Ideally, a functionalized nanocarrier targeting prostate cancer cells for clinical use should have high tissue/cell selectivity, molecular target specificity and long blood stream circulating time to increase the efficiency of delivered therapeutic molecules. The nanocarrier should not have a broad range of tissue distribution to avoid systemic side effects. Therefore, in this proposal, we plan to develop such a nanocarrier with components that are biocompatible, biodegradable and FDA-approved.
This project was supported by a grant from DOD PCRP.
Prostate cancer at the castration-resistant stage is a life-threatening disease without means to cure in clinic. Although few new drugs such as Enzalutamide (marketed as XtandiTM) and Abiraterone Acetate (Zytiga®), as well as the first prostate cancer vaccine PROVENGE (Sipuleucel-T) were introduced in clinic recently for this patient population, the benefit for them was only a few month extension of survival. Obviously, there is an urgent need to develop more effective therapies. Ideally, any cancer therapy should be able to selectively kill cancer cells without harming benign tissues. With this idea in mind, after several years of hard working, we recently identified a novel small molecule Alternol that preferentially kills malignant prostate cancer cells over benign prostate-derived epithelial cells. Alternol is produced by a mutant micro-organism isolated from the bark of a yew tree, similar to the source of Paclitaxel.

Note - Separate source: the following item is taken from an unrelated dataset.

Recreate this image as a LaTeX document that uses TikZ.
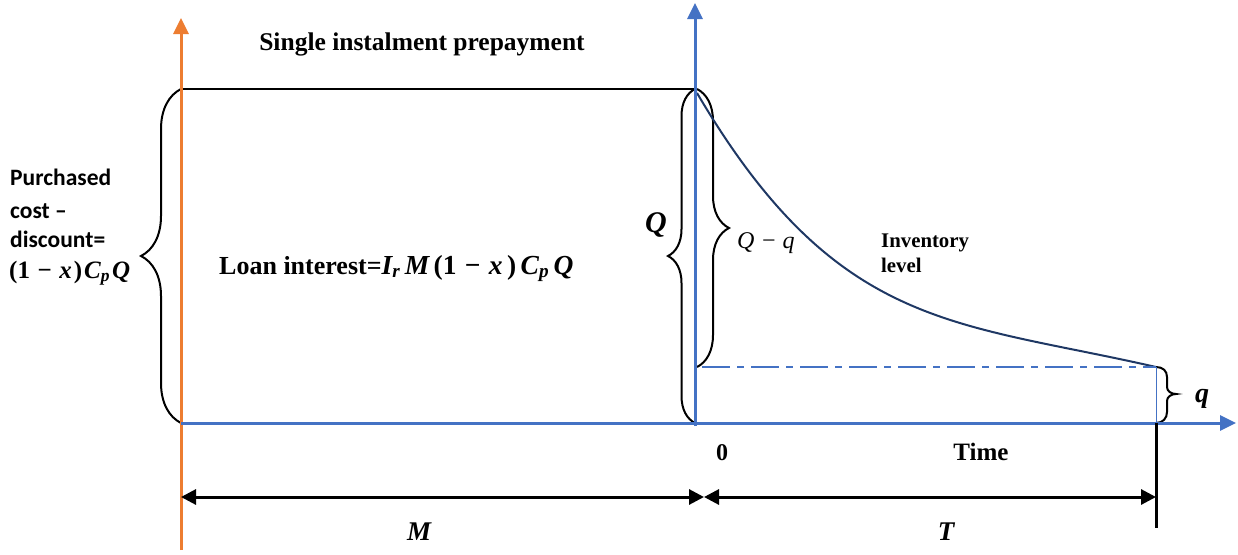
\documentclass[tikz,border=0pt]{standalone}
\usepackage{fontspec}
\setmainfont{Liberation Serif}
\newfontfamily\carl{Carlito}
\usetikzlibrary{arrows.meta,decorations.pathreplacing}
\definecolor{orng}{HTML}{ED7D31}
\definecolor{blu}{HTML}{4472C4}
\definecolor{navy}{HTML}{1F3864}
\newcommand\bi[1]{{\bfseries\itshape #1}}
\newcommand\bsb[1]{\textsubscript{\bfseries\itshape #1}}
\newcommand\mns{\kern0.3em−\kern0.3em}
\newcommand\mnsb{\kern0.25em−\kern0.25em}
\newcommand\kk{\kern2pt}
\newcommand\kl{\kern4.5pt}
\begin{document}
\begin{tikzpicture}[x=1pt,y=-1pt,
  axisO/.style={draw=orng,line width=3pt,-{Triangle[length=16pt,width=15pt]}},
  axisB/.style={draw=blu,line width=3pt,-{Triangle[length=16pt,width=15pt]}},
  bracestyle/.style={draw=black,line width=2pt,decorate,decoration={brace,amplitude=#1}},
  dimline/.style={line width=3pt,{Triangle[length=15pt,width=15pt]}-{Triangle[length=15pt,width=15pt]}},
  sertxt/.style={inner sep=0pt,font=\bfseries\fontsize{#1}{30}\selectfont},
  lt/.style={inner sep=0pt,anchor=base west,font=\carl\bfseries\fontsize{23.5}{26}\selectfont},
  mathlab/.style={inner sep=0pt,anchor=base,font=\bfseries\itshape\fontsize{#1}{30}\selectfont}]
\useasboundingbox (0,0) rectangle (1238,554);
% coordinates
\coordinate (ob) at (181,550);
\coordinate (ot) at (181,18);
\coordinate (bb) at (695,426);
\coordinate (bt) at (695,3);
\coordinate (h0) at (181,423);
\coordinate (h1) at (1236,423);
\coordinate (tl0) at (181,89);
\coordinate (tl1) at (695,89);
\coordinate (qa) at (697,89);
\coordinate (qb) at (697,367);
\coordinate (cs) at (697,93);
\coordinate (dd0) at (702,367);
\coordinate (dd1) at (1156,367);
\coordinate (e0) at (1156,423);
\coordinate (e1) at (1156,528);
\coordinate (m0) at (181,497);
\coordinate (m1) at (704,497);
\coordinate (t1) at (1156,497);
% braces
\draw[bracestyle=40] (h0) -- (tl0);
\draw[bracestyle=27] (695,423) -- (tl1);
\draw[bracestyle=32] (qa) -- (qb);
\draw[black,line width=2pt] (dd1) .. controls (1163,367) and (1167,371) .. (1167,377) -- (1167,387)
  .. controls (1167,391) and (1171,394) .. (1176,394)
  .. controls (1171,394) and (1167,397) .. (1167,401) -- (1167,412)
  .. controls (1167,418) and (1163,423) .. (e0);
% top line
\draw[black,line width=2pt] (tl0) -- (tl1);
% curve
\draw[navy,line width=2pt] (cs) .. controls (837,331) and (955,321) .. (dd1);
% dash dot level
\draw[blu,line width=2pt,dash pattern=on 28pt off 7pt on 7pt off 7pt] (dd0) -- (dd1);
\draw[blu,line width=0.8pt] (dd1) -- (e0);
% axes
\draw[axisO] (ob) -- (ot);
\draw[axisB] (h0) -- (h1);
\draw[axisB] (bb) -- (bt);
% dimension lines
\draw[black,line width=3pt] (e0) -- (e1);
\draw[dimline] (m0) -- (m1);
\draw[dimline] (m1) -- (t1);
% texts
\node[sertxt=25.5] (title) at (422,44) {Single instalment prepayment};
\node[sertxt=26,anchor=base west] (loan) at (219,274) {Loan interest={\fontsize{27.5}{30}\selectfont\bi{I}\bsb{r}\kl\bi{M}\kl(1\mns\bi{x}\kl)\kl\bi{C}\bsb{p}\kl\bi{Q}}};
\node[lt] (p1) at (10,185) {Purchased};
\node[lt] (p2) at (10,218) {cost –};
\node[lt] (p3) at (10,247) {discount=};
\node[sertxt=25,anchor=base west] (p4) at (9,278) {(1\mns\bi{x}\kk)\kk\bi{C}\bsb{p}\kk\bi{Q}};
\node[mathlab=30] (Qlab) at (656,232) {Q};
\node[inner sep=0pt,anchor=base west,font=\itshape\fontsize{24}{26}\selectfont] (Qq) at (737,248) {Q\mnsb q};
\node[sertxt=20.8,anchor=base west] (inv1) at (881,247) {Inventory};
\node[sertxt=20.8,anchor=base west] (inv2) at (881,272) {level};
\node[sertxt=24,anchor=base] (zero) at (722,460) {0};
\node[sertxt=25,anchor=base] (time) at (981,460) {Time};
\node[mathlab=27] (Mlab) at (419,540) {M};
\node[mathlab=27] (Tlab) at (946,540) {T};
\node[mathlab=28] (qlab) at (1202,402) {q};
\end{tikzpicture}
\end{document}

Both our very recent publication (Tang et al. Mol Cancer Therapeutics 2014) and works from others demonstrated that Alternol triggers apoptotic cell death in cancer cells. Our initial analyses revealed that Alternol-induced apoptotic cell death depends on reactive oxygen species (ROS)-mediated activation of pro-apoptotic Bax protein in prostate cancer cells. We are now working on the mechanisms of molecule's action on cancer cells and benign cells to develop it as a novel anti-cancer therapy.